Saturday night was a nightmare 14-3 loss, with Clay Buchholz (3-3) having his worst outing of 2010, letting up five ER in five innings, while the bullpen gave up the rest. Boston relief pitching was so spent by this point that young outfielder Jonathan Van Every became the fifth reliever of the game in the ninth and the first Sox position player to ever pitch against the Yankees. The icing on the cake: he served up a previously struggling Mark Teixeira’s third homer of the game and fourth hit on the night overall.
Sunday, Mother’s Day night, the true ace of the Sox staff Jon Lester (3-2) came to the rescue to pitch seven quality innings, record 7 Ks and allowed two earned runs, outdueling veteran A.J. Burnett, who like Beckett before him, lost it quickly. Five of his eight earned runs came in the third inning, and was knocked out for good in the fifth when Jeremy Hermida hit his fourth homer of the season, a two-run shot. He had three RBI in the game and is tied for second on the Sox squad with 19 overall, a remarkable 15 of which have come with two outs.
Big Papi No More?
It was also nice to see David Ortiz finally get his 10th RBI of the season in this game, but his .182 average is still pathetic and his low total offensive production already has fans and media around town wondering if the Sox will release him.
The front office, for its part, has recently said any changes now would be “symbolic,” and letting the 34-year-old DH go anytime soon would be a dramatic move and therefore isn’t going to happen, folks. He’s making $13 million in 2010, so the Sox are going to try and get the most out of him for as long as the can, even at a reduced role.

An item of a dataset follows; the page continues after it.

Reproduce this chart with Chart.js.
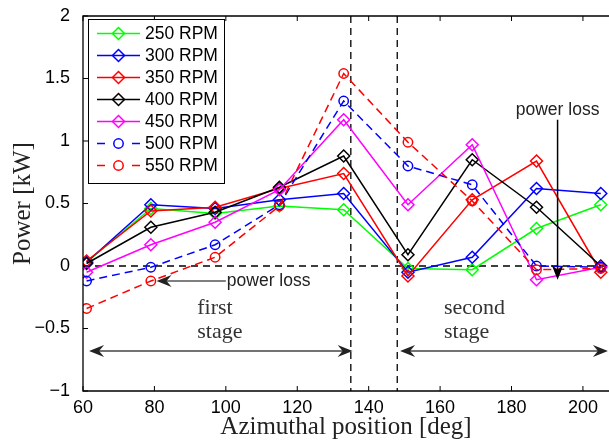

Like reserve outfielder Bill Hall — he one-handed his first home run against the Angels last week and hit 35 of them for Milwaukee in 2006 — Ortiz can be a healthy power bat off the bench. But unlike Hall, he can’t play defense or do anything else to win ball games.
And once Mike Cameron and Jacoby Ellsbury come back, whenever that is, Hermida will become the premier (lefty) power bat off the bench. It’s a crapshoot after that, and assuming that all key position players are relatively healthy by sometime in June, the numbers game may finally force Ortiz out once and for all.